AIM
Using the listing below, give again exactly the lines from the line with "Recreate this image" to the line with "import plotly.graph_objects as go", inclusive, without the pictures.
## Begin
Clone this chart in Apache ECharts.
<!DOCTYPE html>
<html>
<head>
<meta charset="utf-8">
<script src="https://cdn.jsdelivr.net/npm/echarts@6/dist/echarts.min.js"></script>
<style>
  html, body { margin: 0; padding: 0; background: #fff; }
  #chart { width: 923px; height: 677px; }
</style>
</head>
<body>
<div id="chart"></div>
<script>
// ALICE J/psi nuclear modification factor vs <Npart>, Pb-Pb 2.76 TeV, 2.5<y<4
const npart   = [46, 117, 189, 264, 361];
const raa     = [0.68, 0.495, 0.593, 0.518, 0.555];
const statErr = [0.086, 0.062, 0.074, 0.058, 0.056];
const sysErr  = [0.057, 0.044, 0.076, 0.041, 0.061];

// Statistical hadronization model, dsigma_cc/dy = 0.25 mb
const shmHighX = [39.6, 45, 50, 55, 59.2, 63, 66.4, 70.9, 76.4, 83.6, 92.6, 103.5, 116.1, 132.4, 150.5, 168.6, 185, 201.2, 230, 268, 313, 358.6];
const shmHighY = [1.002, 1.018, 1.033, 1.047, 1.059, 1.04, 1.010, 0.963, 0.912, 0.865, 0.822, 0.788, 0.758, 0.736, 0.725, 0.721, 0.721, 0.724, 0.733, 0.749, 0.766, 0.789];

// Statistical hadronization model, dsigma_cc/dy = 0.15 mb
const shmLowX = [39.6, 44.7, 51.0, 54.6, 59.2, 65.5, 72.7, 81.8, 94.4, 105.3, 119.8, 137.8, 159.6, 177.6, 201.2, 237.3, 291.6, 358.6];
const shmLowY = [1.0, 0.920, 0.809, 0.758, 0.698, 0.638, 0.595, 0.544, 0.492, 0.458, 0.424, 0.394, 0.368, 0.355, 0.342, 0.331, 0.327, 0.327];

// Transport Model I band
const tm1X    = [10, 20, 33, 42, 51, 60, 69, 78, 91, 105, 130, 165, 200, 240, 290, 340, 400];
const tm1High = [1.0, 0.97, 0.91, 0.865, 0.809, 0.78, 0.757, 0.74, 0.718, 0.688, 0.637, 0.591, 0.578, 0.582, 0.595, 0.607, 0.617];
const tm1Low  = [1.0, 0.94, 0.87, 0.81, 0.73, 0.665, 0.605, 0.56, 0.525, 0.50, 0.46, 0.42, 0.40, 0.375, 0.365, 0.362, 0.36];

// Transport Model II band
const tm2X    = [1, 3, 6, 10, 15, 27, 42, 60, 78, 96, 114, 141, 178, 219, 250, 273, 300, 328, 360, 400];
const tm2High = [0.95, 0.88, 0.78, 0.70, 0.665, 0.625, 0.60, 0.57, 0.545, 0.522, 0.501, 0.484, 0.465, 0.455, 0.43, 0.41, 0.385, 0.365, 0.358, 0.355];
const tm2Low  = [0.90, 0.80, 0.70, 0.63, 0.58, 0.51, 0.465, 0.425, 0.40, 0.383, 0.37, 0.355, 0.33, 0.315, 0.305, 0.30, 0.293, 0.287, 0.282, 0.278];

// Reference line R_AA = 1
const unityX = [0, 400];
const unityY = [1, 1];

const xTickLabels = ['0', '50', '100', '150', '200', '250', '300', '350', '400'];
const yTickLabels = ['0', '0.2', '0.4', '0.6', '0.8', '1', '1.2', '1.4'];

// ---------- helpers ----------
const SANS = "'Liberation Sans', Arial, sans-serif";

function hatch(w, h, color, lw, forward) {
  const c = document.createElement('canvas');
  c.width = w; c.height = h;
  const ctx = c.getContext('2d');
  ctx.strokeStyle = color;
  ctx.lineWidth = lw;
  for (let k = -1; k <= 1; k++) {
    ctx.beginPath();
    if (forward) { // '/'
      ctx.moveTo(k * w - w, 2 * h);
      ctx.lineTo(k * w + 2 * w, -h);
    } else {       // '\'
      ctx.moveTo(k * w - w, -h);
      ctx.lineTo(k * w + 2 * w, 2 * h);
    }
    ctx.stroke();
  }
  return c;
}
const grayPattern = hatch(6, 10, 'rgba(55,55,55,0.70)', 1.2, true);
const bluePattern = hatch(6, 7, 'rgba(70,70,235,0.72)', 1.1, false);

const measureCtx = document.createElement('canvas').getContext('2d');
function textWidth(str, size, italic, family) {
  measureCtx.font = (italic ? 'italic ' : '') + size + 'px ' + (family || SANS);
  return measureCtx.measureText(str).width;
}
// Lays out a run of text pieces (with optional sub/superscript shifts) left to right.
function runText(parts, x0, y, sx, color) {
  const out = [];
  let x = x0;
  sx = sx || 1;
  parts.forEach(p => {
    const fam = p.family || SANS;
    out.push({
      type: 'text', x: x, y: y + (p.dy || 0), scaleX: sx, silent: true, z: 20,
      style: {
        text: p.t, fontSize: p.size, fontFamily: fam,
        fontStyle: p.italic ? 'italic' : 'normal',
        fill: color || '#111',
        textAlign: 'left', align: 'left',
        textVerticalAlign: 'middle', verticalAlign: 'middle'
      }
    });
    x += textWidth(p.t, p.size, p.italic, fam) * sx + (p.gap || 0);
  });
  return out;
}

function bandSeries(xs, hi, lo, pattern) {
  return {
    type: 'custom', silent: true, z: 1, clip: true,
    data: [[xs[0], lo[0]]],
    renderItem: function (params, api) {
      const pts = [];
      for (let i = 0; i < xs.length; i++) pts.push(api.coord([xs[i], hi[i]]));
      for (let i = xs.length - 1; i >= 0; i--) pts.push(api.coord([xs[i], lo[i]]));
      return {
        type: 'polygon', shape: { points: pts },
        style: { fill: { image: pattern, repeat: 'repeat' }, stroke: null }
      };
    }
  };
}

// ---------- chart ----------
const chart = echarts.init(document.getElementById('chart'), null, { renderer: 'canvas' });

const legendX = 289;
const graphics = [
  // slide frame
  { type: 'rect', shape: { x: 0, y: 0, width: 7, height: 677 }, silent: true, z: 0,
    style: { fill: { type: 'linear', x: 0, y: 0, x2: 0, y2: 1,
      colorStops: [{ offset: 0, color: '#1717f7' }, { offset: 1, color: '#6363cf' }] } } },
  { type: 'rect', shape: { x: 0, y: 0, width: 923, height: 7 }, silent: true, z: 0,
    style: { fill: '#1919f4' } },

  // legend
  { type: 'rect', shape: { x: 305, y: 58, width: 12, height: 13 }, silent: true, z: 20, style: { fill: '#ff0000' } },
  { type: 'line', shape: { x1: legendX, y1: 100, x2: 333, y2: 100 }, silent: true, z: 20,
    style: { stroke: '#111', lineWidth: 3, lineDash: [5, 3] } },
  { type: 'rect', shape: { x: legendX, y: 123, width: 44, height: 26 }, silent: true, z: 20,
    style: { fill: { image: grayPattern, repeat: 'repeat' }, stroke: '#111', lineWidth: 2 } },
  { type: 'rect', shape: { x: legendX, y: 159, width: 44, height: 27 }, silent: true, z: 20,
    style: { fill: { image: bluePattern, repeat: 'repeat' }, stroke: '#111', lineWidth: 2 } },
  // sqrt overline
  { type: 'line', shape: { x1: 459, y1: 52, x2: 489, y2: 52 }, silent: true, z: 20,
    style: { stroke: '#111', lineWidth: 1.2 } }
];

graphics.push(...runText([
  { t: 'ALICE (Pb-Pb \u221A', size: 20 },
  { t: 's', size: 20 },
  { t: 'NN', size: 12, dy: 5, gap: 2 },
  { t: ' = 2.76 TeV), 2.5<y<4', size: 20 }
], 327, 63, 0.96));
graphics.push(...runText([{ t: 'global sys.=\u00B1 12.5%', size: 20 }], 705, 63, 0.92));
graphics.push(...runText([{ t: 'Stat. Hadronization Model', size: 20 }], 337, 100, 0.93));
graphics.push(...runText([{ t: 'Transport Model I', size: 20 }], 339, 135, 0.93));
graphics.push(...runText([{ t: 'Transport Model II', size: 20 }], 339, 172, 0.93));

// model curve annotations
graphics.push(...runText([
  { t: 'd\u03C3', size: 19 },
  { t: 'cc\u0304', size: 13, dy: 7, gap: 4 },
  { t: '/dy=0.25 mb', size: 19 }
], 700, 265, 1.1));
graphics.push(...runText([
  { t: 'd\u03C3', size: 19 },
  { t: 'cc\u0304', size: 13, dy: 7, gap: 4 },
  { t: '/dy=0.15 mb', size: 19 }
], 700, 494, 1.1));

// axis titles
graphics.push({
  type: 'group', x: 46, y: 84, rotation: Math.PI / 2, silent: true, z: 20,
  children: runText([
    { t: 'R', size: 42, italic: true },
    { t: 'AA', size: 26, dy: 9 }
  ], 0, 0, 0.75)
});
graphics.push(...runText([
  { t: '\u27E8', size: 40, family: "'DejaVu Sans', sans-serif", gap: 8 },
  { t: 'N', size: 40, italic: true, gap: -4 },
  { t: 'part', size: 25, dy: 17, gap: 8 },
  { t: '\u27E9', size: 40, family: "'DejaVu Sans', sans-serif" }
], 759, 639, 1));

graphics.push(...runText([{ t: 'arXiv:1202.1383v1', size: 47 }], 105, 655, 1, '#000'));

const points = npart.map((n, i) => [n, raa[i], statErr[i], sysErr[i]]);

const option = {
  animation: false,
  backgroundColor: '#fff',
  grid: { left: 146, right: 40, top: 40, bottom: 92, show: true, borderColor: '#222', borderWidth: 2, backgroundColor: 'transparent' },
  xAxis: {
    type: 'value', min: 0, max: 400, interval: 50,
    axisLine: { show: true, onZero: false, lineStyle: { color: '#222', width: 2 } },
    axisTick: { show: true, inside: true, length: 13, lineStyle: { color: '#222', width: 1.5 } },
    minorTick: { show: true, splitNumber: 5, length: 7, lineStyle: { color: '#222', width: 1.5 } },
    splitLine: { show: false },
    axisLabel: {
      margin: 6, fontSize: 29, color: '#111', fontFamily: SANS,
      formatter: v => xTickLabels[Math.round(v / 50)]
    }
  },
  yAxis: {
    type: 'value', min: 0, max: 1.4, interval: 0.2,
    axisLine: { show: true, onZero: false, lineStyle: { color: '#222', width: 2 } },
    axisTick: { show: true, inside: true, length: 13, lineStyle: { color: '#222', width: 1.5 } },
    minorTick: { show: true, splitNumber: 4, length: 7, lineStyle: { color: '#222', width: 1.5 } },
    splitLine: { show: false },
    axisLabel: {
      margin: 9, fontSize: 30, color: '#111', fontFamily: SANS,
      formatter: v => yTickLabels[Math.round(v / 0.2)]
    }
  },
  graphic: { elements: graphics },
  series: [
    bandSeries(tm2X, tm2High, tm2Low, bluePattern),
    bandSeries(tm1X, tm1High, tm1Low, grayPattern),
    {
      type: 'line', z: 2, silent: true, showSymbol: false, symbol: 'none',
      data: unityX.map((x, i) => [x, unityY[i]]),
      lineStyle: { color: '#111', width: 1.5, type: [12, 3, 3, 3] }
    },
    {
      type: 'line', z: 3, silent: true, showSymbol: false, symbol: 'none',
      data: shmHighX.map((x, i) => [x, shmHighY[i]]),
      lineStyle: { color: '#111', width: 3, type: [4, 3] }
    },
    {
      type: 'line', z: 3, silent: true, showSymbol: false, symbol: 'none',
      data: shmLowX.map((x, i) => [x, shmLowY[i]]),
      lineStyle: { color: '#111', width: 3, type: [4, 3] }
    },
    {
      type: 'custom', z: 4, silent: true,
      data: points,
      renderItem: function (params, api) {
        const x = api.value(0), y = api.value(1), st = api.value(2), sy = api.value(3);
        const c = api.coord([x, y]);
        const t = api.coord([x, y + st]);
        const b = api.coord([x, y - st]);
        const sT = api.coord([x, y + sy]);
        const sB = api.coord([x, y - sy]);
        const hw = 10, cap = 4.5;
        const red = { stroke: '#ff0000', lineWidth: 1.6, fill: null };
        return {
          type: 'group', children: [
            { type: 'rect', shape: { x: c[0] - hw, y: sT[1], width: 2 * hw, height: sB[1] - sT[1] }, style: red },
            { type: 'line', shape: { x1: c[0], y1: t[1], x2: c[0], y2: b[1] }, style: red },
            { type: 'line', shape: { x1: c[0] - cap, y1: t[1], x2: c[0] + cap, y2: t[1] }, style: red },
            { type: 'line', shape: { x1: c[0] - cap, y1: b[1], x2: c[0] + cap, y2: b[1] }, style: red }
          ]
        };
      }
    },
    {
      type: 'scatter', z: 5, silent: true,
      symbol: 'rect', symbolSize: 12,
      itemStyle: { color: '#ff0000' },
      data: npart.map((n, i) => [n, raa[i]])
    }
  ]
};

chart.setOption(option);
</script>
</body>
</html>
## End
## Begin
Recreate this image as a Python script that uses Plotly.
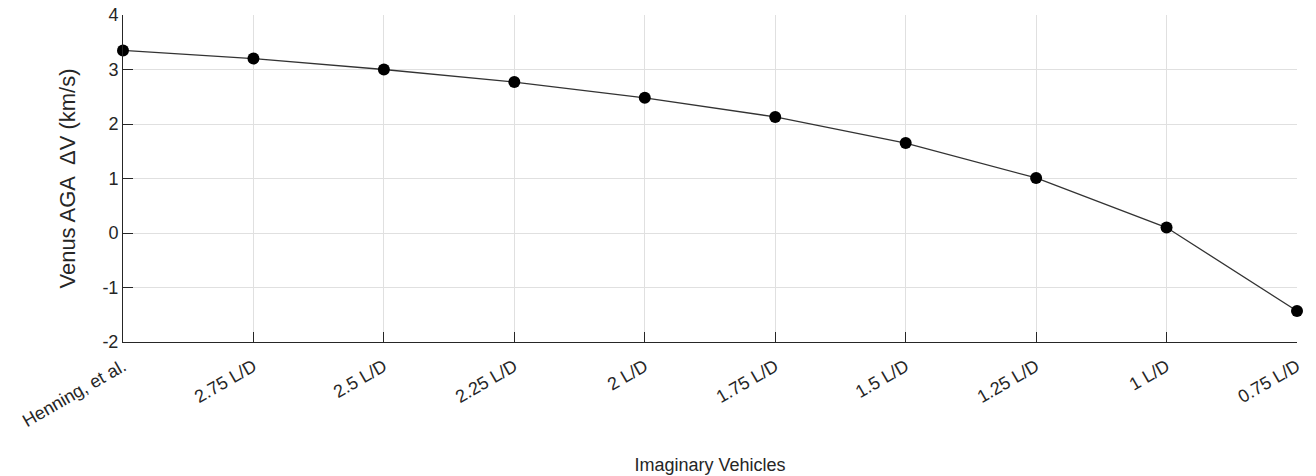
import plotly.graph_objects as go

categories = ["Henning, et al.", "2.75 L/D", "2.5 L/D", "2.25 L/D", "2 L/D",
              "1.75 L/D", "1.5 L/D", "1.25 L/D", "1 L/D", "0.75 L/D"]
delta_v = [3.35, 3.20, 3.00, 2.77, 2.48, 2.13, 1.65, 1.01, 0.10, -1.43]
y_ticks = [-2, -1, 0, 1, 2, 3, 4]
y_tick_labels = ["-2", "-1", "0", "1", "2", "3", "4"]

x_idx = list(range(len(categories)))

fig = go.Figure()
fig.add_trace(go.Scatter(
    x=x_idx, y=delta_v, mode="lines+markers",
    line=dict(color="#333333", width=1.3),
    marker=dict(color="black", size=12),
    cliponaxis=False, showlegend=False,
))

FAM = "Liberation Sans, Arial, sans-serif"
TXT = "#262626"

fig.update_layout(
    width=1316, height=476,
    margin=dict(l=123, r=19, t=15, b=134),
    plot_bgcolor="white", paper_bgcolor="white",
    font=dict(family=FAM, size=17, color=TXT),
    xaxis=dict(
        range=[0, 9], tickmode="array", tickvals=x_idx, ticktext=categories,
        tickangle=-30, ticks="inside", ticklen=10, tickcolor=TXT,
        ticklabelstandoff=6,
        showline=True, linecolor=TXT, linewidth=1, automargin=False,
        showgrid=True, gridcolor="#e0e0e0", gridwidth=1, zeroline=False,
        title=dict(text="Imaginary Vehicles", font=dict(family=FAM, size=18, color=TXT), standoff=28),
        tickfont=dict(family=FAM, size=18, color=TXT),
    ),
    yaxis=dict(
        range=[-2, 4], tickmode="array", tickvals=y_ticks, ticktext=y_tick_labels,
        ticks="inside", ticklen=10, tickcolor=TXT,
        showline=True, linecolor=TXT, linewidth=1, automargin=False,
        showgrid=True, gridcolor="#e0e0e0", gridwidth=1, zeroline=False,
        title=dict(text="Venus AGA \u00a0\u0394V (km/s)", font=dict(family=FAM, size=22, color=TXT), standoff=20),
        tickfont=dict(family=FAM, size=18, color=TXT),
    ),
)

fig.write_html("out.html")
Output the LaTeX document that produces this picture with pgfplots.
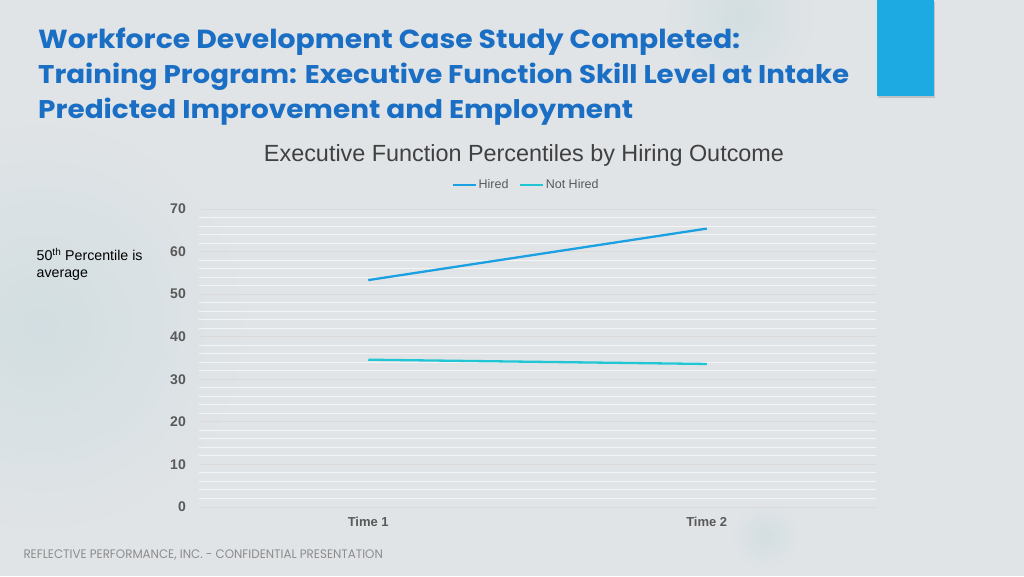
## End
EXERCISE ANSWER
Recreate this image as a Python script that uses Plotly.
import plotly.graph_objects as go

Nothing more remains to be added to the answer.